In these cases, you’ll want the house inspected by a third party to properly assess the home’s true condition. This ranges from ensuring whether any appliances come with the repo home, checking for any structural damage, and verifying the condition of the inner workings of the home, such as plumbing and electrical wiring. Otherwise, you’ll end up spending the money you saved on your home purchase on expensive home repairs within a few years of moving into your home.
It’s also worth noting that repossessed mobile homes, because of their lower asking price, tend to sell much more quickly than manufactured or mobile homes that are not repossessed. The increased amount of competition among prospective homebuyers, not to mention competition against investors looking to flip the home for profit, means that if you’re interested in purchasing a specific repo mobile home you have your eye on, you better move fast.

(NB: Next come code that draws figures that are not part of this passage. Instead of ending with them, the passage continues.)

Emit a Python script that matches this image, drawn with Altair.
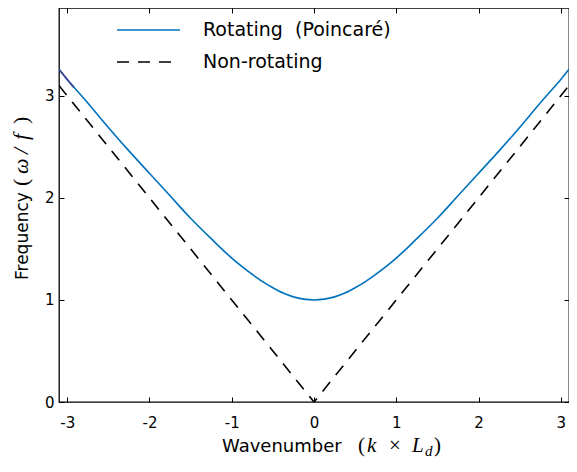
import altair as alt
import pandas as pd

# Rotating (Poincaré) branch
k_rot = [-3.1, -3.0, -2.75, -2.5, -2.25, -2.0, -1.75, -1.5, -1.25, -1.0, -0.75, -0.625, -0.5,
         -0.375, -0.25, -0.125, 0.0, 0.125, 0.25, 0.375, 0.5, 0.625, 0.75, 1.0, 1.25, 1.5,
         1.75, 2.0, 2.25, 2.5, 2.75, 3.0, 3.1]
w_rot = [3.26, 3.16, 2.93, 2.69, 2.46, 2.24, 2.02, 1.80, 1.60, 1.41, 1.25, 1.18, 1.12,
         1.068, 1.03, 1.008, 1.00, 1.008, 1.03, 1.068, 1.12, 1.18, 1.25, 1.41, 1.60, 1.80,
         2.02, 2.24, 2.46, 2.69, 2.93, 3.16, 3.26]
# short darker piece visible at the far left end of the rotating curve
k_dark = [-3.1, -3.0, -2.92]
w_dark = [3.26, 3.16, 3.08]
# Non-rotating branch
k_non = [-3.1, 0.0, 3.1]
w_non = [3.1, 0.0, 3.1]

series_names = ["Rotating\u00a0\u00a0(Poincaré)", "Non-rotating"]
series_colors = ["#0072BD", "black"]
dark_color = "#3F3F8F"
x_ticks = [-3, -2, -1, 0, 1, 2, 3]
y_ticks = [0, 1, 2, 3]

df_rot = pd.DataFrame({"k": k_rot, "w": w_rot})
df_dark = pd.DataFrame({"k": k_dark, "w": w_dark})
df_non = pd.DataFrame({"k": k_non, "w": w_non})

W, H = 510, 394
FONT = "DejaVu Sans"
MATH = "Liberation Serif"
DASH = [12, 9]

xs = alt.Scale(domain=[-3.1, 3.1], nice=False, zero=False)
ys = alt.Scale(domain=[0, 3.86], nice=False, zero=False)

ax_common = dict(domain=False, tickSize=5, offset=-5, grid=False, title=None,
                 tickColor="black", tickWidth=1)

rot = alt.Chart(df_rot).mark_line(strokeWidth=1.6, clip=True, interpolate="catmull-rom",
                                  color=series_colors[0]).encode(
    x=alt.X("k:Q", scale=xs,
            axis=alt.Axis(values=x_ticks, labelPadding=13, labelFontSize=15, labelFont=FONT,
                          labelColor="black", labelExpr="'' + datum.value", **ax_common)),
    y=alt.Y("w:Q", scale=ys,
            axis=alt.Axis(values=y_ticks, labelPadding=5, labelFontSize=15, labelFont=FONT,
                          labelColor="black", labelExpr="'' + datum.value", **ax_common)),
    order=alt.Order("k:Q"),
)

dark = alt.Chart(df_dark).mark_line(strokeWidth=1.6, clip=True, color=dark_color).encode(
    x=alt.X("k:Q", scale=xs, axis=None),
    y=alt.Y("w:Q", scale=ys, axis=None),
    order=alt.Order("k:Q"),
)

non = alt.Chart(df_non).mark_line(strokeWidth=1.6, clip=True, color=series_colors[1],
                                  strokeDash=DASH).encode(
    x=alt.X("k:Q", scale=xs,
            axis=alt.Axis(orient="top", values=x_ticks, labels=False, **ax_common)),
    y=alt.Y("w:Q", scale=ys,
            axis=alt.Axis(orient="right", values=y_ticks, labels=False, **ax_common)),
    order=alt.Order("k:Q"),
)

def label(txt, x, y, font=FONT, size=17.5, style="normal", angle=0, baseline="alphabetic"):
    return alt.Chart(pd.DataFrame({"t": [txt]})).mark_text(
        font=font, fontSize=size, fontStyle=style, angle=angle, align="left",
        baseline=baseline, color="black").encode(
        text="t:N", x=alt.value(x), y=alt.value(y))

def key_line(i, y):
    return alt.Chart(pd.DataFrame({"s": [series_names[i]]})).mark_rule(
        color=series_colors[i], strokeWidth=1.6, strokeDash=([1, 0] if i == 0 else DASH)).encode(
        x=alt.value(58), x2=alt.value(121), y=alt.value(y))

legend = [
    key_line(0, 22), label(series_names[0], 144, 22, size=19, baseline="middle"),
    key_line(1, 54), label(series_names[1], 144, 54, size=19, baseline="middle"),
]

YT = -31
titles = [
    label("Wavenumber", 163, 444, size=18),
    label("(", 299, 444, font=MATH, size=21),
    label("k", 308, 444, font=MATH, size=21, style="italic"),
    label("×", 330, 444, font=MATH, size=21),
    label("L", 353, 444, font=MATH, size=21, style="italic"),
    label("d", 366, 448, font=MATH, size=15, style="italic"),
    label(")", 375, 444, font=MATH, size=21),
    label("Frequency", YT, 272, size=17, angle=270),
    label("(", YT, 178, font=MATH, size=22, angle=270),
    label("ω", YT, 166, font=MATH, size=22, style="italic", angle=270),
    label("/", YT, 146, font=MATH, size=22, style="italic", angle=270),
    label("f", YT, 132, font=MATH, size=22, style="italic", angle=270),
    label(")", YT, 116, font=MATH, size=22, angle=270),
]

chart = alt.layer(rot, dark, non, *legend, *titles).resolve_axis(
    x="independent", y="independent").properties(
    width=W, height=H,
    autosize=alt.AutoSizeParams(type="none"),
    padding={"left": 51, "top": 0, "right": 0, "bottom": 58},
).configure_view(stroke="black", strokeWidth=1.3)

chart.save("out.html", embed_options={"renderer": "svg", "actions": False})
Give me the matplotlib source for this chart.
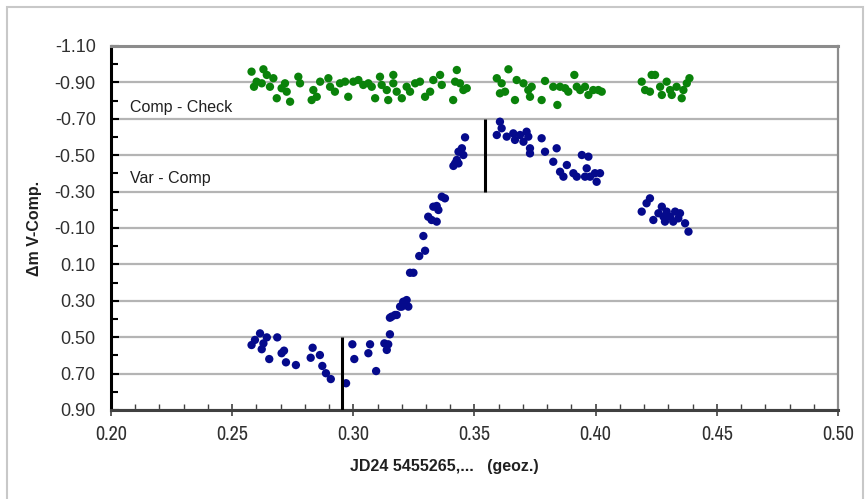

Finally, while it’s not a downside per se, buying a repo mobile home will often require a good credit score and credit history to get approved for financing. This is the case for virtually any manufactured home purchase, but holds especially true for repo mobile homes.
What If I’m Interested in Buying a Repossessed Mobile Home?
If you’re interested in browsing for repossessed manufactured homes, MHVillage allows users to filter their home search based on multiple criteria, including whether a home has been repossessed or foreclosed. When searching for mobile homes with MHVillage, simply click on the “Only Repossessions/Foreclosures” box to filter for those results. You can even combine your filters if you’re looking for recently listed homes, park models, or listings that contain photos, among other criteria.
No matter what you’re looking for in a manufactured home, a repossessed or manufactured mobile home can be the perfect match for a prospective homeowner.